**** Dataset section ****

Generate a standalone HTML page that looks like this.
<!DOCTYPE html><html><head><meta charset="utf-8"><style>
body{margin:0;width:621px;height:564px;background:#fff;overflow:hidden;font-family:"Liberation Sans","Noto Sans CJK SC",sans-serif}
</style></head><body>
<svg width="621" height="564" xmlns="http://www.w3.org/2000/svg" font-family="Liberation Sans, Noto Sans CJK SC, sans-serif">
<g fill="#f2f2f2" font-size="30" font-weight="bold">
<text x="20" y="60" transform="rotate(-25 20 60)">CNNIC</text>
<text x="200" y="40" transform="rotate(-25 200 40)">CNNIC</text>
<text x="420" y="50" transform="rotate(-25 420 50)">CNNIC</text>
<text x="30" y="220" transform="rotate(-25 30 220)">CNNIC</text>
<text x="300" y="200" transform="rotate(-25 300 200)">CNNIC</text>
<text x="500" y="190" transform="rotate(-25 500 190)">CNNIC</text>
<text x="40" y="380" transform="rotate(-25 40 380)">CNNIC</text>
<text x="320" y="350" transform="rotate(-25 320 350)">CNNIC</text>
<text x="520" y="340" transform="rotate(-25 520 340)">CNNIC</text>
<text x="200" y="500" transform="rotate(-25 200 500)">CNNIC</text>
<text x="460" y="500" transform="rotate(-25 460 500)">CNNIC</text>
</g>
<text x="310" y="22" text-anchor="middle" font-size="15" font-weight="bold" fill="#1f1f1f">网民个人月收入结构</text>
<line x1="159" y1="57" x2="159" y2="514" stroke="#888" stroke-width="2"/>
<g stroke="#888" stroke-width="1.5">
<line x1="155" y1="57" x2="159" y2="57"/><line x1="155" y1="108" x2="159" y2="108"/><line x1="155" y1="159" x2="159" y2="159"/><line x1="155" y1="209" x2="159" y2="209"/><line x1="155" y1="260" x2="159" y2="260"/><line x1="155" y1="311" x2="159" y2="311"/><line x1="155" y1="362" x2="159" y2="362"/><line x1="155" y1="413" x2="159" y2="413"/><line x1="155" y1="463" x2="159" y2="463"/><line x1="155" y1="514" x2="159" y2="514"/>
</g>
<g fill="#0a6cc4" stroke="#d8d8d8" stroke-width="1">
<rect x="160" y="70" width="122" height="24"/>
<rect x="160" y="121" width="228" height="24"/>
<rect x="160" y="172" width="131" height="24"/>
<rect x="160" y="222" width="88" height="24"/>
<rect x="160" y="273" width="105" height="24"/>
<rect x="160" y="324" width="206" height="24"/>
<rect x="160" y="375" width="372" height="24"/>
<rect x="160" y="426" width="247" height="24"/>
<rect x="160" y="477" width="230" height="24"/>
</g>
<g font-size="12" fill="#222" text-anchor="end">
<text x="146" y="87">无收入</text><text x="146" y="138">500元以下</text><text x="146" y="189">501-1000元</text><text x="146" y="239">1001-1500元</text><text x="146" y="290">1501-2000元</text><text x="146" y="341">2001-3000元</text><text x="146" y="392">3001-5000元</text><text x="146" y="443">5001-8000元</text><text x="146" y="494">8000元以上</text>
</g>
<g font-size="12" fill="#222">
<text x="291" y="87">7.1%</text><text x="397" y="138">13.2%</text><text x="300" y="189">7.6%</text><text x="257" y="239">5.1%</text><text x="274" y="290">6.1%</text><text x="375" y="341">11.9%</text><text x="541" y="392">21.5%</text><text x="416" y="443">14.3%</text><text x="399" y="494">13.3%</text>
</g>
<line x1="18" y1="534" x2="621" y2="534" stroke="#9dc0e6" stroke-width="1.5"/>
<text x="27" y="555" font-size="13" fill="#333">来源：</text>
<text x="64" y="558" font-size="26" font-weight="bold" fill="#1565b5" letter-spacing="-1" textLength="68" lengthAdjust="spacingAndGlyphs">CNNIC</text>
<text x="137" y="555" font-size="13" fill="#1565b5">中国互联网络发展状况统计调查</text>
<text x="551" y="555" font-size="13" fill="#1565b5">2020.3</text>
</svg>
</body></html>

****

▶ [Written instruction] Every line above should be retyped exactly as given.

▶ [Task solution]
Generate a standalone HTML page that looks like this.
<!DOCTYPE html><html><head><meta charset="utf-8"><style>
body{margin:0;width:621px;height:564px;background:#fff;overflow:hidden;font-family:"Liberation Sans","Noto Sans CJK SC",sans-serif}
</style></head><body>
<svg width="621" height="564" xmlns="http://www.w3.org/2000/svg" font-family="Liberation Sans, Noto Sans CJK SC, sans-serif">
<g fill="#f2f2f2" font-size="30" font-weight="bold">
<text x="20" y="60" transform="rotate(-25 20 60)">CNNIC</text>
<text x="200" y="40" transform="rotate(-25 200 40)">CNNIC</text>
<text x="420" y="50" transform="rotate(-25 420 50)">CNNIC</text>
<text x="30" y="220" transform="rotate(-25 30 220)">CNNIC</text>
<text x="300" y="200" transform="rotate(-25 300 200)">CNNIC</text>
<text x="500" y="190" transform="rotate(-25 500 190)">CNNIC</text>
<text x="40" y="380" transform="rotate(-25 40 380)">CNNIC</text>
<text x="320" y="350" transform="rotate(-25 320 350)">CNNIC</text>
<text x="520" y="340" transform="rotate(-25 520 340)">CNNIC</text>
<text x="200" y="500" transform="rotate(-25 200 500)">CNNIC</text>
<text x="460" y="500" transform="rotate(-25 460 500)">CNNIC</text>
</g>
<text x="310" y="22" text-anchor="middle" font-size="15" font-weight="bold" fill="#1f1f1f">网民个人月收入结构</text>
<line x1="159" y1="57" x2="159" y2="514" stroke="#888" stroke-width="2"/>
<g stroke="#888" stroke-width="1.5">
<line x1="155" y1="57" x2="159" y2="57"/><line x1="155" y1="108" x2="159" y2="108"/><line x1="155" y1="159" x2="159" y2="159"/><line x1="155" y1="209" x2="159" y2="209"/><line x1="155" y1="260" x2="159" y2="260"/><line x1="155" y1="311" x2="159" y2="311"/><line x1="155" y1="362" x2="159" y2="362"/><line x1="155" y1="413" x2="159" y2="413"/><line x1="155" y1="463" x2="159" y2="463"/><line x1="155" y1="514" x2="159" y2="514"/>
</g>
<g fill="#0a6cc4" stroke="#d8d8d8" stroke-width="1">
<rect x="160" y="70" width="122" height="24"/>
<rect x="160" y="121" width="228" height="24"/>
<rect x="160" y="172" width="131" height="24"/>
<rect x="160" y="222" width="88" height="24"/>
<rect x="160" y="273" width="105" height="24"/>
<rect x="160" y="324" width="206" height="24"/>
<rect x="160" y="375" width="372" height="24"/>
<rect x="160" y="426" width="247" height="24"/>
<rect x="160" y="477" width="230" height="24"/>
</g>
<g font-size="12" fill="#222" text-anchor="end">
<text x="146" y="87">无收入</text><text x="146" y="138">500元以下</text><text x="146" y="189">501-1000元</text><text x="146" y="239">1001-1500元</text><text x="146" y="290">1501-2000元</text><text x="146" y="341">2001-3000元</text><text x="146" y="392">3001-5000元</text><text x="146" y="443">5001-8000元</text><text x="146" y="494">8000元以上</text>
</g>
<g font-size="12" fill="#222">
<text x="291" y="87">7.1%</text><text x="397" y="138">13.2%</text><text x="300" y="189">7.6%</text><text x="257" y="239">5.1%</text><text x="274" y="290">6.1%</text><text x="375" y="341">11.9%</text><text x="541" y="392">21.5%</text><text x="416" y="443">14.3%</text><text x="399" y="494">13.3%</text>
</g>
<line x1="18" y1="534" x2="621" y2="534" stroke="#9dc0e6" stroke-width="1.5"/>
<text x="27" y="555" font-size="13" fill="#333">来源：</text>
<text x="64" y="558" font-size="26" font-weight="bold" fill="#1565b5" letter-spacing="-1" textLength="68" lengthAdjust="spacingAndGlyphs">CNNIC</text>
<text x="137" y="555" font-size="13" fill="#1565b5">中国互联网络发展状况统计调查</text>
<text x="551" y="555" font-size="13" fill="#1565b5">2020.3</text>
</svg>
</body></html>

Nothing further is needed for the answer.